== AVAILABLE DATA ==
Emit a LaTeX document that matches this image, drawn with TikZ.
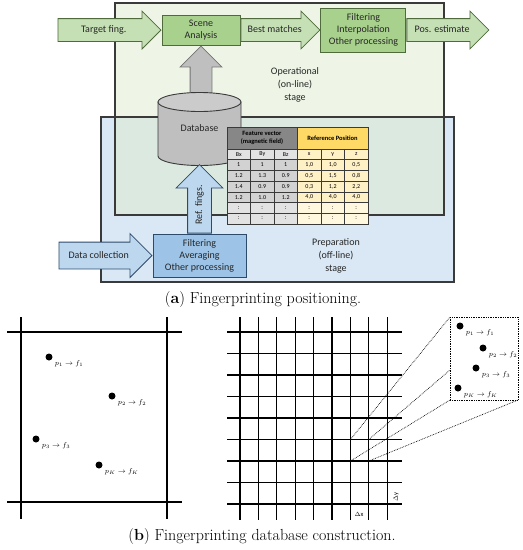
\documentclass[tikz,border=0pt]{standalone}
\usepackage{amsmath}
\usepackage{fontspec}
\newfontfamily\calfont{Carlito}
\usetikzlibrary{shapes.arrows, positioning, calc}

\definecolor{opgreen}{HTML}{DDEBCD}
\definecolor{prepblue}{HTML}{DAE8F5}
\definecolor{edgegray}{HTML}{3A3A3A}
\definecolor{arrowgreen}{HTML}{C5E0B4}
\definecolor{blockgreen}{HTML}{A9D18E}
\definecolor{greenedge}{HTML}{4F6B3C}
\definecolor{arrowblue}{HTML}{BDD7EE}
\definecolor{blockblue}{HTML}{9DC3E6}
\definecolor{blueedge}{HTML}{2E4A6B}
\definecolor{dbbody}{HTML}{BFBFBF}
\definecolor{dbtop}{HTML}{CBCBCB}
\definecolor{fvgray}{HTML}{878787}
\definecolor{rpyellow}{HTML}{FFD966}
\definecolor{cellgray}{HTML}{D2D2D2}
\definecolor{cellyellow}{HTML}{FFF1C6}
\definecolor{fadegray}{HTML}{E2E2E2}
\definecolor{fadeyellow}{HTML}{FFF7DE}

\tikzset{
    stage/.style={draw=edgegray, line width=1.1pt},
    txt/.style={font=\calfont\fontsize{10}{13}\selectfont, text=black!85, align=center},
    blockarrow/.style={single arrow, single arrow tip angle=90, line width=0.8pt,
        txt, text height=7pt, text depth=2pt, inner xsep=2pt},
    garrow/.style={blockarrow, draw=greenedge, fill=arrowgreen, inner ysep=6.5pt,
        single arrow head extend=7.5pt},
    barrow/.style={blockarrow, draw=blueedge, fill=arrowblue},
    gblock/.style={draw=greenedge, fill=blockgreen, line width=1pt, txt, inner sep=0pt},
    bblock/.style={draw=blueedge, fill=blockblue, line width=1pt, txt, inner sep=0pt},
    tabline/.style={draw=edgegray, line width=0.5pt},
    tabtxt/.style={font=\calfont\fontsize{6}{7}\selectfont, inner sep=0pt},
    tabhead/.style={tabtxt, font=\calfont\bfseries\fontsize{6.5}{8}\selectfont, align=center},
    frame/.style={line width=1.1pt},
    pt/.style={circle, fill, inner sep=0pt, minimum size=7pt},
    ptlabel/.style={font=\fontsize{7}{8}\selectfont, inner sep=0pt, anchor=west},
    zoomline/.style={densely dotted, line width=0.7pt},
    caption/.style={font=\fontsize{16}{18}\selectfont},
}

\begin{document}
\begin{tikzpicture}[x=1pt, y=-1pt]
    \useasboundingbox (0,0) rectangle (523,550);

    % stage backgrounds
    \fill[prepblue] (101,117) rectangle (454,282);
    \fill[opgreen, fill opacity=0.5] (115,3) rectangle (444,215);
    \draw[stage] (101,117) rectangle (454,282);
    \draw[stage] (115,3) rectangle (444,215);
    \node[txt] (optxt) at (295,85) {Operational\\(on-line)\\stage};
    \node[txt] (preptxt) at (336,256) {Preparation\\(off-line)\\stage};

    % operational chain
    \node[gblock, minimum width=78pt, minimum height=30pt] (scene) at (201,30) {Scene\\[-1pt]Analysis};
    \node[garrow, anchor=tip, minimum height=103pt] (target) at (scene.west) {Target fing.};
    \node[garrow, anchor=tail, minimum height=79pt] (best) at (scene.east) {Best matches};
    \node[gblock, anchor=west, minimum width=85pt, minimum height=44pt] (filt) at (best.tip) {Filtering\\[-1pt]Interpolation\\[-1pt]Other processing};
    \node[garrow, anchor=tail, minimum height=82pt] (pos) at (filt.east) {Pos. estimate};

    % database
    \node[blockarrow, draw=black!55, fill=dbbody, rotate=90, anchor=tip, text height=0pt, text depth=0pt,
        inner ysep=10.5pt, single arrow head extend=10pt, minimum height=57pt] (dbup) at (scene.south) {};
    \coordinate (dbc) at (199.5,102);
    \draw[edgegray, line width=0.9pt, fill=dbbody] (158,102) -- (158,156)
        arc[start angle=180, end angle=0, x radius=41.5, y radius=9.5] -- (241,102) -- cycle;
    \draw[edgegray, line width=0.9pt, fill=dbtop] (dbc) ellipse[x radius=41.5, y radius=9.5];
    \node[txt] (db) at (199.5,128) {Database};
    \coordinate (dbbot) at (199.5,165.5);

    % preparation chain
    \node[bblock, minimum width=93pt, minimum height=43pt] (proc) at (199.5,255.5) {Filtering\\[-1pt]Averaging\\[-1pt]Other processing};
    \node[barrow, anchor=tip, inner ysep=8.5pt, single arrow head extend=8.5pt, minimum height=93pt] (collect) at (proc.west) {Data collection};
    \node[barrow, anchor=tail, rotate=90, inner ysep=7pt, single arrow head extend=11.5pt, minimum height=68.5pt] (ref) at (proc.north) {Ref. fings.};

    % table
    \draw[tabline, fill=fvgray] (227,127) rectangle (297,149);
    \draw[tabline, fill=rpyellow] (297,127) rectangle (368,149);
    \node[tabhead] (fv) at (262,138) {Feature vector\\(magnetic field)};
    \node[tabhead] (rp) at (332.5,138) {Reference Position};
    \foreach \i in {0,...,6}{
        \ifnum\i=0 \def\cg{fadegray}\def\cy{cellyellow}\else
        \ifnum\i>4 \def\cg{fadegray}\def\cy{fadeyellow}\else
        \def\cg{cellgray}\def\cy{cellyellow}\fi\fi
        \foreach \j in {0,1,2}
            \draw[tabline, fill=\cg] ({227+23.5*\j},{149+10.7*\i}) rectangle ++(23.5,10.7);
        \foreach \j in {3,4,5}
            \draw[tabline, fill=\cy] ({227+23.5*\j},{149+10.7*\i}) rectangle ++(23.5,10.7);
    }
    \foreach \a/\b/\c/\d/\e/\f [count=\i from 0] in {Bx/By/Bz/x/y/z, 1/1/1/{1,0}/{1,0}/{0,5},
            1.2/1.3/0.9/{0,5}/{1,5}/{0,8}, 1.4/0.9/0.9/{0,3}/{1,2}/{2,2},
            1.2/1.0/1.2/{4,0}/{4,0}/{4,0}, :/:/:/:/:/:, :/:/:/:/:/:}{
        \foreach \v [count=\j from 0] in {\a,\b,\c,\d,\e,\f}
            \node[tabtxt] (t-\i-\j) at ({238.75+23.5*\j},{154.35+10.7*\i}) {\v};
    }

    % captions
    \node[caption] (capa) at (263,300) {(\textbf{a}) Fingerprinting positioning.};
    \node[caption] (capb) at (262,537) {(\textbf{b}) Fingerprinting database construction.};

    % area with reference points
    \draw[frame] (7,332) -- (182,332);
    \draw[frame] (7,502) -- (182,502);
    \draw[frame] (21,317) -- (21,519);
    \draw[frame] (167,317) -- (167,519);
    \foreach \n/\x/\y/\k in {p1/49/357/1, p2/112/396/2, p3/36/439/3, pk/99/465/K}{
        \node[pt] (\n) at (\x,\y) {};
        \node[ptlabel] (\n-lbl) at ([shift={(2,7)}]\n.east) {$p_{\k} \rightarrow f_{\k}$};
    }

    % grid
    \foreach \i in {0,...,8}{
        \draw[frame] ({240+18.4*\i},317) -- ({240+18.4*\i},520);
        \draw[frame] (227,{332+21.5*\i}) -- (402,{332+21.5*\i});
    }
    \node[tabtxt, font=\calfont\fontsize{6.5}{7}\selectfont] (dx) at (359,514) {$\Delta$x};
    \node[tabtxt, font=\calfont\fontsize{6.5}{7}\selectfont, rotate=90] (dy) at (396,497) {$\Delta$y};

    % zoomed cell
    \coordinate (c-tl) at (350.4,439.5);
    \coordinate (c-tr) at (368.8,439.5);
    \coordinate (c-bl) at (350.4,461);
    \coordinate (c-br) at (368.8,461);
    \draw[zoomline] (450,317) rectangle (518,400);
    \draw[zoomline] (c-tl) -- (450,317);
    \draw[zoomline] (c-tr) -- (450,370);
    \draw[zoomline] (c-bl) -- (450,400);
    \draw[zoomline] (c-br) -- (518,400);
    \foreach \n/\x/\y/\k in {z1/460/326/1, z2/483/348/2, z3/476/368/3, zk/458/388/K}{
        \node[pt] (\n) at (\x,\y) {};
        \node[ptlabel] (\n-lbl) at ([shift={(2,7)}]\n.east) {$p_{\k} \rightarrow f_{\k}$};
    }
\end{tikzpicture}
\end{document}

== WHAT YOU SHOULD DO ==
Scan the data above and copy every line with "matches" in it.

== THE REPLY ==
Emit a LaTeX document that matches this image, drawn with TikZ.
    \node[garrow, anchor=tail, minimum height=79pt] (best) at (scene.east) {Best matches};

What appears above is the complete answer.